Today, 343 Industries announced the upcoming roadmap for Halo Infinite, a game that theoretically came out late last year after it had already been delayed a year prior. I say theoretically, because this roadmap includes some fairly hefty delays, some missed feature targets, and some completely axed features that were planned and/or promised before the game released last December.
You can watch 343’s update below, but the bullet points are:
- Season 3 (like the thing that comes after 1 and 2) has been delayed until March 2023
- Campaign co-op will come in an update in November
- The November update will also bring Forge mode and replay as well.
- Local campaign co-op has been completely cancelled.
This is not me wanting to jump all over 343 here, because game development can be difficult, and Halo Infinite has not had what I would call the most graceful beginnings in the last few years. But at some point, either because of the pandemic or just poor and inefficient workflow or management or whatever, something clearly went off the intended road.

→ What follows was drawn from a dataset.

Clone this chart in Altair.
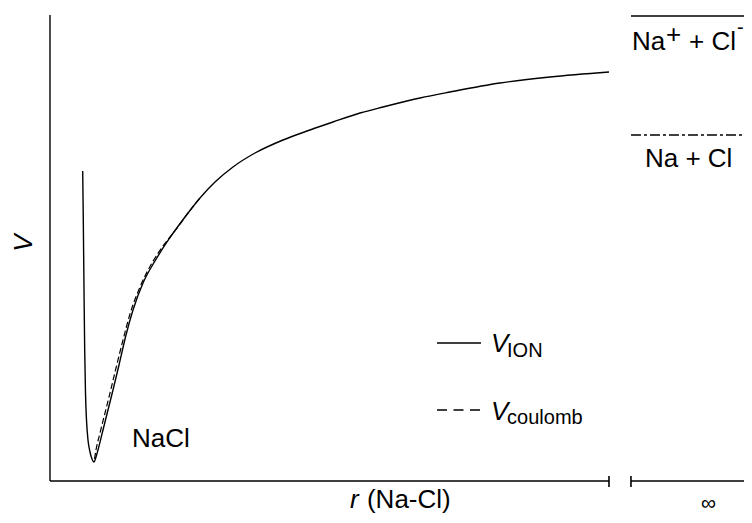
import altair as alt
import pandas as pd

# ---- data (r in arbitrary length units, V in arbitrary energy units) ----
ION_R = [1.755, 1.787, 1.825, 1.862, 1.905, 1.959, 2.039, 2.147, 2.254, 2.361,
         2.469, 2.576, 2.844, 3.113, 3.381, 3.703, 4.079, 4.454, 4.991, 5.635,
         6.279, 7.245, 8.050, 8.855, 9.821, 11.002, 12.504, 13.953, 15.188,
         16.637, 17.871, 19.857, 21.467, 24.150, 26.834, 30.000]
ION_V = [-2.000, -2.632, -3.535, -4.310, -4.865, -5.213, -5.471, -5.626, -5.716, -5.755,
         -5.690, -5.600, -5.342, -5.084, -4.826, -4.503, -4.116, -3.794, -3.445, -3.161,
         -2.916, -2.594, -2.348, -2.142, -1.948, -1.768, -1.600, -1.471, -1.368,
         -1.252, -1.174, -1.058, -0.981, -0.865, -0.787, -0.723]

COUL_R = [2.388, 2.469, 2.683, 2.952, 3.220, 3.542, 3.918, 4.293, 4.830, 5.474,
          6.118, 6.762, 7.514, 8.050]
COUL_V = [-5.716, -5.600, -5.381, -5.123, -4.865, -4.542, -4.181, -3.845, -3.497, -3.187,
          -2.950, -2.755, -2.508, -2.348]

LEVELS_V = [0.0, -1.535]          # Na+ + Cl-  /  Na + Cl
LEVEL_NAMES = ["ions", "atoms"]
AXIS_BOTTOM = -6.0
AXIS_TOP = 0.013
R_BREAK = 30.0
R_RESUME = 31.18
R_LEVEL_END = 37.51
R_EDGE = 37.3

xs = alt.Scale(domain=[-2.254, 37.246], nice=False, zero=False)
ys = alt.Scale(domain=[-6.439, 0.1032], nice=False, zero=False)
FONT = "Liberation Sans"


def X(f="r"):
    return alt.X(f"{f}:Q", scale=xs, axis=None)


def Y(f="V"):
    return alt.Y(f"{f}:Q", scale=ys, axis=None)


ion = pd.DataFrame({"r": ION_R, "V": ION_V, "i": range(len(ION_R))})
coul = pd.DataFrame({"r": COUL_R, "V": COUL_V, "i": range(len(COUL_R))})

ion_line = alt.Chart(ion).mark_line(color="black", strokeWidth=1.4, interpolate="monotone").encode(
    x=X(), y=Y(), order="i:Q")
coul_line = alt.Chart(coul).mark_line(color="black", strokeWidth=1.2, strokeDash=[6, 3],
                                      interpolate="monotone").encode(
    x=X(), y=Y(), order="i:Q")

# axes
yaxis = alt.Chart(pd.DataFrame({"r": [0.0], "V": [AXIS_BOTTOM], "V2": [AXIS_TOP]})).mark_rule(
    color="black", strokeWidth=1.4).encode(x=X(), y=Y(), y2="V2:Q")
xaxis = alt.Chart(pd.DataFrame({"r": [0.0, R_RESUME], "r2": [R_BREAK, R_EDGE],
                                "V": [AXIS_BOTTOM, AXIS_BOTTOM]})).mark_rule(
    color="black", strokeWidth=1.4).encode(x=X(), x2="r2:Q", y=Y())
ticks = alt.Chart(pd.DataFrame({"r": [R_BREAK, R_RESUME], "V": [-5.935, -5.935],
                                "V2": [-6.077, -6.077]})).mark_rule(
    color="black", strokeWidth=1.6).encode(x=X(), y=Y(), y2="V2:Q")

# asymptote levels
lev = pd.DataFrame({"r": [R_RESUME] * 2, "r2": [R_LEVEL_END] * 2, "V": LEVELS_V, "n": LEVEL_NAMES})
lev_solid = alt.Chart(lev[lev.n == "ions"]).mark_rule(color="black", strokeWidth=1.4).encode(
    x=X(), x2="r2:Q", y=Y())
lev_dash = alt.Chart(lev[lev.n == "atoms"]).mark_rule(color="black", strokeWidth=1.4,
                                                       strokeDash=[10, 3, 3, 3]).encode(
    x=X(), x2="r2:Q", y=Y())

# legend lines
leg = pd.DataFrame({"r": [20.77, 20.77], "r2": [23.13, 23.13], "V": [-4.219, -5.084], "k": ["ion", "coul"]})
leg_solid = alt.Chart(leg[leg.k == "ion"]).mark_rule(color="black", strokeWidth=1.4).encode(
    x=X(), x2="r2:Q", y=Y())
leg_dash = alt.Chart(leg[leg.k == "coul"]).mark_rule(color="black", strokeWidth=1.4,
                                                     strokeDash=[10, 6.5]).encode(
    x=X(), x2="r2:Q", y=Y())


def label(text, r, v, size=26, style="normal", align="left", angle=0, baseline="alphabetic"):
    return alt.Chart(pd.DataFrame({"r": [r], "V": [v]})).mark_text(
        text=text, font=FONT, fontSize=size, fontStyle=style, align=align,
        baseline=baseline, angle=angle, color="black").encode(x=X(), y=Y())


labels = [
    label("NaCl", 4.40, -5.561),
    label("Na", 31.24, -0.439),
    label("+", 33.06, -0.342),
    label("+ Cl", 34.30, -0.439),
    label("-", 36.87, -0.230, size=20),
    label("Na + Cl", 31.93, -1.948),
    label("V", 23.67, -4.335, style="italic"),
    label("ION", 24.53, -4.400, size=20),
    label("V", 23.67, -5.213, style="italic"),
    label("coulomb", 24.53, -5.265, size=20),
    label("r", 16.10, -6.348, style="italic"),
    label("(Na-Cl)", 17.01, -6.348),
    label("∞", 35.34, -6.374, size=21, align="center"),
    label("V", -1.395, -2.929, style="italic", align="center", angle=270, baseline="middle"),
]

chart = alt.layer(
    yaxis, xaxis, ticks, lev_solid, lev_dash, leg_solid, leg_dash, coul_line, ion_line, *labels
).properties(
    width=736, height=507, autosize=alt.AutoSizeParams(type="none"), padding=0
).configure_view(stroke=None)

chart.save("out.html", embed_options={"renderer": "svg", "actions": False})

In a vacuum, none of this is completely egregious. They did warn campaign co-op would come later, but 11 months seems like a fair bit later than anyone really expected. Even the axing of local co-op is maybe kind of understandable as a low priority for their resources had studio head Bonnie Ross not explicitly said in 2017 that they would never make the mistake of not including local co-op again.
No one made her say that! Personally, if local co-op were ever something that’s even kind of tenuous, I would probably simply choose not to make a lot of very definite wording around keeping it in. If I thought I could not bring home ice cream on my way back, I would not for example say “I’d have to be real fucking stupid to not bring home ice cream, which I will absolutely definitely do.”
I think the problem is that Halo Infinite is clashing between the reality of maybe not being entirely up to the task of what the game has been pitched as — a ten-year title with major resources that will move like a train that never stops — and the expectations that Halo is Microsoft’s crown jewel of a series largely based on past performance and priorities. Does it speak to an issue at 343 Industries or wider issues with Microsoft first-party studio management? I assure you no one outside of those two organizations can say for sure, but it’s getting difficult to watch the forever-train sputter into the station late and missing cars every so often.